The Prime Minister, in announcing $2 billion for social housing on June 17, said that they would produce “affordable, well-located housing” for the future of Australians. This is a much-needed addition to the housing market, and it is desperately needed to be in the right locations. But how do we make that happen?
There is no strategy or administrative process presently at Federal level to guide this. So, it must be the states and local governments, where spatial planning has been traditionally based, to show where affordable housing should go. But states are still essentially opening up new land on the urban fringe.
They don’t appear to have a good model for how to integrate new, affordable housing into public transport and places where urban activity (like jobs, shops, health, education, and recreation) would suggest are good locations.
The one time that a Federal intervention with affordable and well-located housing was Better Cities in the early 1990s under the Hawke Government. This was a highly successful program as it essentially reversed urban sprawl through enabling inner city regeneration using poorly utilised government land.
The program developed a partnership approach between state agencies, local governments and private sector development all assessed using an integrated framework of planning and urban design outcomes.
Community engagement was not a big part of Better Cities but the integration of all three levels of government and the tripling of Federal money through partnerships with private developers, was a model that has continued to be tried (like City Deals) but not as effectively.

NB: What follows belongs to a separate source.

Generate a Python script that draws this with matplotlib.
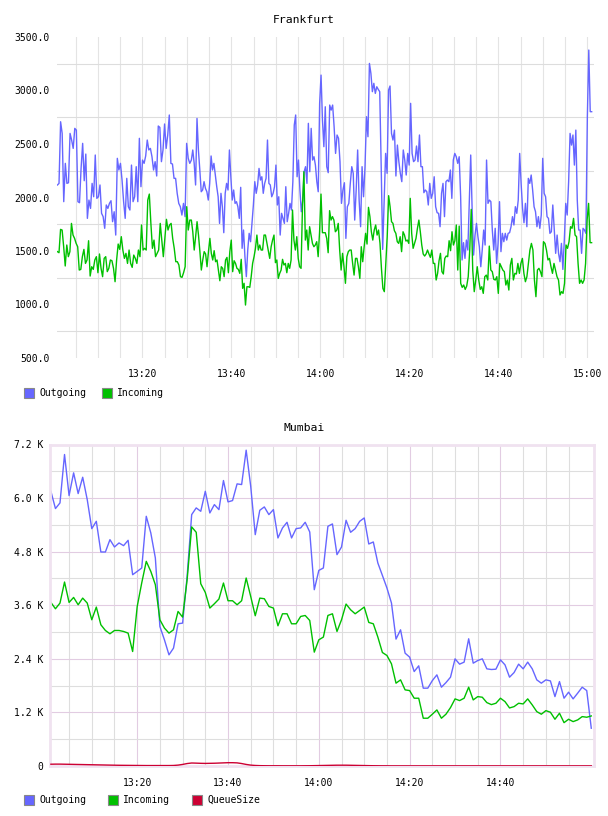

Public housing was a Better Cities driver but not the only housing, and today these places remain icons of good, walkable development in well-located areas: Subi-Centro and East Perth Redevelopment in Perth still remain examples of quality urbanism with good equity outcomes that built around something other than more automobile usage. The same can be said for Fortescue Valley in Brisbane, for Ultimo-Pyrmont in Sydney, for Honeysuckle in Newcastle, and the Southbank area in Melbourne.
These places all became gentrified but the 10-20 per cent of existing social housing remains and the reality is that Australian urban developers learned for the first time that urban development did not have to mean car-based urban fringe development.
At the time that East Perth was being planned a real estate consultant Paul Conti said that the East Perth medium density development “would never sell” as people in Perth always prefer big houses on the fringe. That changed forever, but now we can’t provide anything like enough houses that are well-located.
Australian cities have slipped back into believing urban fringe development is the only way to provide affordable housing, despite many global examples showing otherwise. Its time to dust off Better Cities and create a new way of doing affordable, well-placed urbanism. Adding net zero and nature-positive to the outcomes will bring it into the 2020’s.
The ideas from Steve Glackin, recently outlined in the Fifth Estate on Greening the Greyfields, should become a model for such Better Cities urban regeneration with its partnership approach and the focus on large precincts that are not necessarily just public land. This time around we need to bring communities much more into the process so that their neighbourhoods can be revitalised as part of the “affordable, well-placed housing”.